Sharding Strategies
Sharding distributes data across multiple database instances (shards), each holding a subset of the data. Unlike partitioning (which splits within a single instance), sharding splits across separate servers for horizontal scaling. Common strategies: hash-based (hash the shard key and modulo by shard count), range-based (shard by date or ID range), and directory-based (a lookup table maps keys to shards). Sharding adds significant complexity — only do it when a single instance truly cannot handle the load.
Sharding is splitting a restaurant into separate kitchens: Kitchen A handles customers A-M, Kitchen B handles N-Z. Fast per-kitchen, but if a couple with last names 'Adams' and 'Zhang' want to share a meal (cross-shard join), a waiter has to run between buildings. Don't build two kitchens until one is truly full.
Shard key selection is the most critical decision. A good shard key has high cardinality (many unique values), distributes data and queries evenly, and aligns with your most common access pattern (queries should hit a single shard whenever possible). Cross-shard queries (joins across shards) are expensive and should be avoided by co-locating related data on the same shard. Cross-shard transactions require two-phase commit or saga patterns. Rebalancing (adding or removing shards) is painful with simple hash-based sharding because it requires moving data. Consistent hashing reduces data movement during rebalancing by only reassigning keys near the new node. MongoDB handles sharding natively with mongos routing and config servers. PostgreSQL sharding options include Citus (extension) or application-level sharding.

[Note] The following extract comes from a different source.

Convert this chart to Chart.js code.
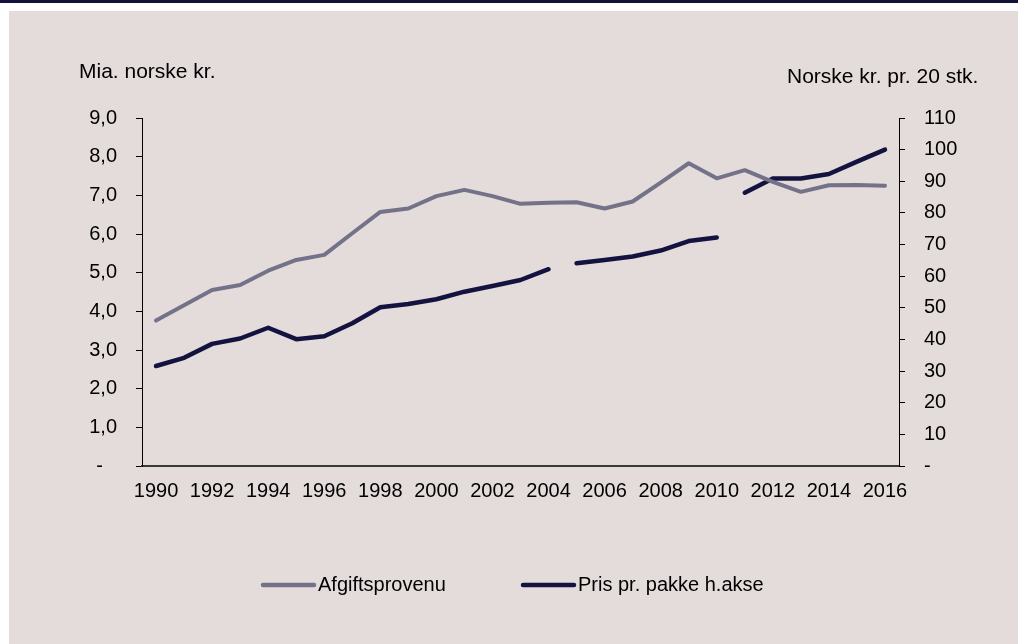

Sharding anti-patterns: sharding too early (single-instance PostgreSQL handles multi-TB with proper optimization), choosing a low-cardinality shard key (creates hot shards), and not planning for shard rebalancing. Vitess (used by YouTube, Slack, PlanetScale) provides MySQL sharding with a proxy layer that handles routing, resharding, and schema migrations. CockroachDB and TiDB provide automatic sharding with distributed SQL, avoiding the operational complexity of manual sharding at the cost of higher per-query latency. Application-level sharding (your code decides which shard to query) is the most flexible but puts the burden on the application — every query must include the shard key, every migration must run on every shard, and cross-shard operations require custom orchestration. Consider application-level sharding only when you have exhausted single-instance optimizations and your team has the expertise to maintain it.
I treat sharding as a last resort after exhausting single-instance optimizations — vertical scaling, read replicas, better indexing, caching, and query optimization. When sharding is truly needed, the shard key is everything. I choose a key with high cardinality that aligns with the primary access pattern (usually tenant_id for SaaS, or user_id for consumer apps) so most queries hit a single shard. I use consistent hashing to minimize data movement when adding shards. For cross-shard queries (analytics, admin dashboards), I replicate data to an analytics database (ClickHouse, BigQuery) via CDC rather than running cross-shard queries. If starting fresh, I consider NewSQL databases (CockroachDB, TiDB) that provide automatic sharding with SQL compatibility, trading some per-query latency for operational simplicity.
Sharding prematurely. A properly tuned single PostgreSQL instance handles multiple terabytes. Sharding adds enormous complexity: cross-shard joins, distributed transactions, rebalancing, schema migrations across shards, and operational overhead. Exhaust all single-instance optimizations before considering sharding. Most startups that shard early regret it.